It probably doesn’t need to be pointed out that I love food and I love cooking, but I guess I often take for granted that this love is not shared by all. Today, a friend said to me, “I don’t like cooking, I think of food just as fuel and I want the process to be as quick as possible.” She did follow this comment up by saying, “But I love your blog – it’s good for food dummies like me.” She’s not really a food dummy, but I understand her reluctance to let food preparation take time away from her little girls. In her honor, tonight we made black bean quesadillas and cilantro lime rice. Quick, easy, delicious.
Black Bean Quesadillas
Refried black beans
Shredded Mexican blend cheese
Chopped garlic chives
Corn tortillas (or small flour tortillas)
I like to prepare a few quesadillas and then cook them two at a time. Think of a quesadilla like a grilled cheese sandwich – the possibilities are endless. Tonight I spread some refried black beans (about 1 large spoonful) on a corn tortilla, sprinkled some shredded cheese over the top, and finished it off with some garlic chives from a fabulous herb gardener in Rutherfordton, NC – Carolyn Elgin. Top off your ingredients with another corn tortilla and press down so the two tortillas stick together. Try to make the cheese extend almost to the edge of the tortilla to help the quesadilla seal together while it is cooking.
|Kid-sized pieces of quesadilla|
Cook over medium to medium high heat for a few minutes, flip it over and continue cooking for a few more minutes. I like to snip my quesadillas into bite-size, kid friendly pieces (using my handy kitchen shears) so my children basically can have a free-for-all when it comes to the table. Quesadillas also make an excellent after school snack and they taste great packed in a lunch box for the next day (although we rarely have any extra – but, in theory, it’s a nice idea.)
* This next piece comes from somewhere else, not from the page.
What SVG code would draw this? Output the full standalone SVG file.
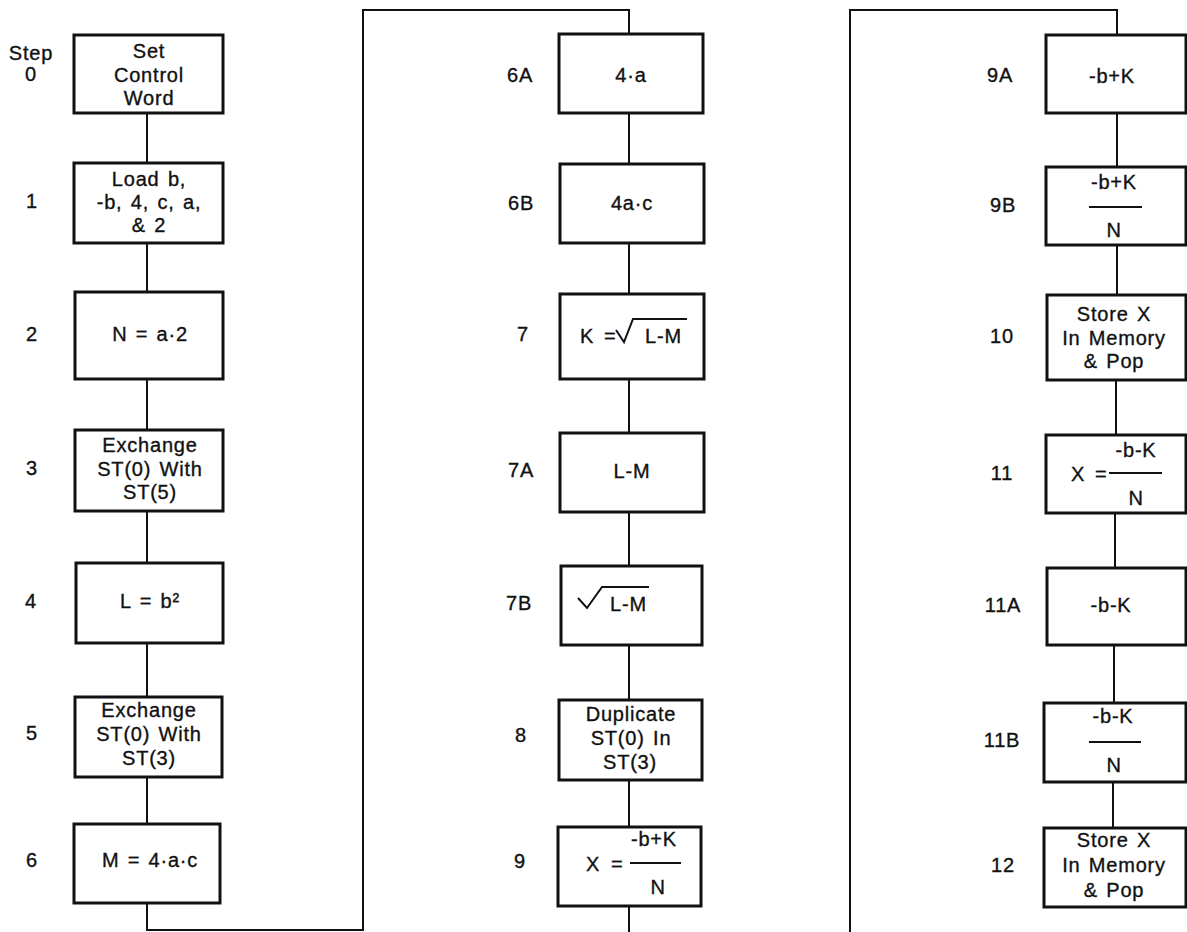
<svg xmlns="http://www.w3.org/2000/svg" width="1187" height="932" viewBox="0 0 1187 932">
<style>
.box{fill:#fff;stroke:#111;stroke-width:3}
.con{fill:none;stroke:#111;stroke-width:2}
text{font-family:"Liberation Sans",Arial,sans-serif;font-size:20px;fill:#111;stroke:#111;stroke-width:0.35px;letter-spacing:0.8px;word-spacing:2px}
.c{text-anchor:middle}
.bar{stroke:#111;stroke-width:2}
.rad{fill:none;stroke:#111;stroke-width:2}
</style>
<rect width="1187" height="932" fill="#fff"/>
<g id="connectors">
<path class="con" d="M147,113V163M147,243V292M147,379V430M147,511V563M147,643V697M147,777V824M147,903V930H363V10H629V34"/>
<path class="con" d="M629,113V164M629,243V294M629,379V433M629,512V566M629,645V700M629,780V827M629,906V932"/>
<path class="con" d="M850,932V10H1117V35M1117,113V167M1117,245V295M1116,380V435M1115,513V568M1114,645V703M1113,782V828"/>
</g>
<g id="n0"><rect class="box" x="74" y="35" width="149" height="78"/><text class="c" x="31" y="60">Step</text><text class="c" x="31" y="81">0</text><text class="c" x="149" y="58">Set</text><text class="c" x="149" y="82">Control</text><text class="c" x="149" y="105">Word</text></g>
<g id="n1"><rect class="box" x="74" y="163" width="149" height="80"/><text class="c" x="32" y="208">1</text><text class="c" x="149" y="186">Load b,</text><text class="c" x="149" y="209">-b, 4, c, a,</text><text class="c" x="149" y="232">&amp; 2</text></g>
<g id="n2"><rect class="box" x="75" y="292" width="148" height="87"/><text class="c" x="32" y="341">2</text><text class="c" x="150" y="341">N = a·2</text></g>
<g id="n3"><rect class="box" x="75" y="430" width="148" height="81"/><text class="c" x="32" y="475">3</text><text class="c" x="150" y="452">Exchange</text><text class="c" x="150" y="476">ST(0) With</text><text class="c" x="150" y="499">ST(5)</text></g>
<g id="n4"><rect class="box" x="76" y="563" width="147" height="80"/><text class="c" x="31" y="608">4</text><text class="c" x="150" y="608">L = b²</text></g>
<g id="n5"><rect class="box" x="75" y="697" width="147" height="80"/><text class="c" x="32" y="740">5</text><text class="c" x="149" y="717">Exchange</text><text class="c" x="149" y="741">ST(0) With</text><text class="c" x="149" y="765">ST(3)</text></g>
<g id="n6"><rect class="box" x="74" y="824" width="146" height="79"/><text class="c" x="32" y="867">6</text><text class="c" x="150" y="867">M = 4·a·c</text></g>

<g id="n6A"><rect class="box" x="559" y="34" width="144" height="79"/><text class="c" x="520" y="82">6A</text><text class="c" x="631" y="82">4·a</text></g>
<g id="n6B"><rect class="box" x="560" y="164" width="144" height="79"/><text class="c" x="521" y="210">6B</text><text class="c" x="632" y="210">4a·c</text></g>
<g id="n7"><rect class="box" x="560" y="294" width="144" height="85"/><text class="c" x="523" y="341">7</text><text x="580" y="343">K</text><text x="604" y="343">=</text><path class="rad" d="M616,330L624,342L633,319H687"/><text x="645" y="343">L-M</text></g>
<g id="n7A"><rect class="box" x="560" y="433" width="144" height="79"/><text class="c" x="521" y="477">7A</text><text class="c" x="632" y="478">L-M</text></g>
<g id="n7B"><rect class="box" x="561" y="566" width="141" height="79"/><text class="c" x="519" y="610">7B</text><path class="rad" d="M578,598L587,608L602,587H649"/><text x="610" y="611">L-M</text></g>
<g id="n8"><rect class="box" x="559" y="700" width="143" height="80"/><text class="c" x="521" y="742">8</text><text class="c" x="631" y="721">Duplicate</text><text class="c" x="631" y="745">ST(0) In</text><text class="c" x="630" y="769">ST(3)</text></g>
<g id="n9"><rect class="box" x="558" y="827" width="143" height="79"/><text class="c" x="520" y="868">9</text><text x="586" y="871">X</text><text x="611" y="871">=</text><line class="bar" x1="630" y1="863" x2="681" y2="863"/><text class="c" x="654" y="846">-b+K</text><text class="c" x="658" y="894">N</text></g>

<g id="n9A"><rect class="box" x="1046" y="35" width="140" height="78"/><text class="c" x="1000" y="82">9A</text><text class="c" x="1112" y="83">-b+K</text></g>
<g id="n9B"><rect class="box" x="1046" y="167" width="140" height="78"/><text class="c" x="1003" y="212">9B</text><text class="c" x="1114" y="189">-b+K</text><line class="bar" x1="1089" y1="207" x2="1142" y2="207"/><text class="c" x="1114" y="237">N</text></g>
<g id="n10"><rect class="box" x="1047" y="295" width="139" height="85"/><text class="c" x="1002" y="343">10</text><text class="c" x="1114" y="321">Store X</text><text class="c" x="1114" y="345">In Memory</text><text class="c" x="1114" y="368">&amp; Pop</text></g>
<g id="n11"><rect class="box" x="1046" y="435" width="140" height="78"/><text class="c" x="1002" y="480">11</text><text x="1071" y="481">X</text><text x="1095" y="481">=</text><line class="bar" x1="1109" y1="473" x2="1162" y2="473"/><text class="c" x="1136" y="457">-b-K</text><text class="c" x="1136" y="505">N</text></g>
<g id="n11A"><rect class="box" x="1047" y="568" width="139" height="77"/><text class="c" x="1003" y="612">11A</text><text class="c" x="1111" y="612">-b-K</text></g>
<g id="n11B"><rect class="box" x="1044" y="703" width="142" height="79"/><text class="c" x="1002" y="747">11B</text><text class="c" x="1113" y="723">-b-K</text><line class="bar" x1="1089" y1="742" x2="1141" y2="742"/><text class="c" x="1114" y="772">N</text></g>
<g id="n12"><rect class="box" x="1044" y="828" width="142" height="79"/><text class="c" x="1003" y="872">12</text><text class="c" x="1114" y="847">Store X</text><text class="c" x="1114" y="872">In Memory</text><text class="c" x="1114" y="897">&amp; Pop</text></g>
</svg>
Serving size … Four quesadillas (using 8 small corn tortillas and about 1/2 cup refried beans) fed three small children.
Serving suggestion … top the quesadillas with a little bit of sour cream and serve with cilantro lime rice and a side of cherry tomatoes for a quick and easy meal.
To make cilantro lime rice … prepare rice (I cooked 1 cup of brown rice in my rice cooker) and then add a few squeezes of lime (about 1/4 of a lime), a handful of chopped cilantro (mine came from the Greene Family Farm), and some salt (I like kosher salt or sea salt) to your cooked rice. Lightly combine together using a fork. As summer approaches, there are a lot of things that taste great with lime and salt – why not your rice? Enjoy!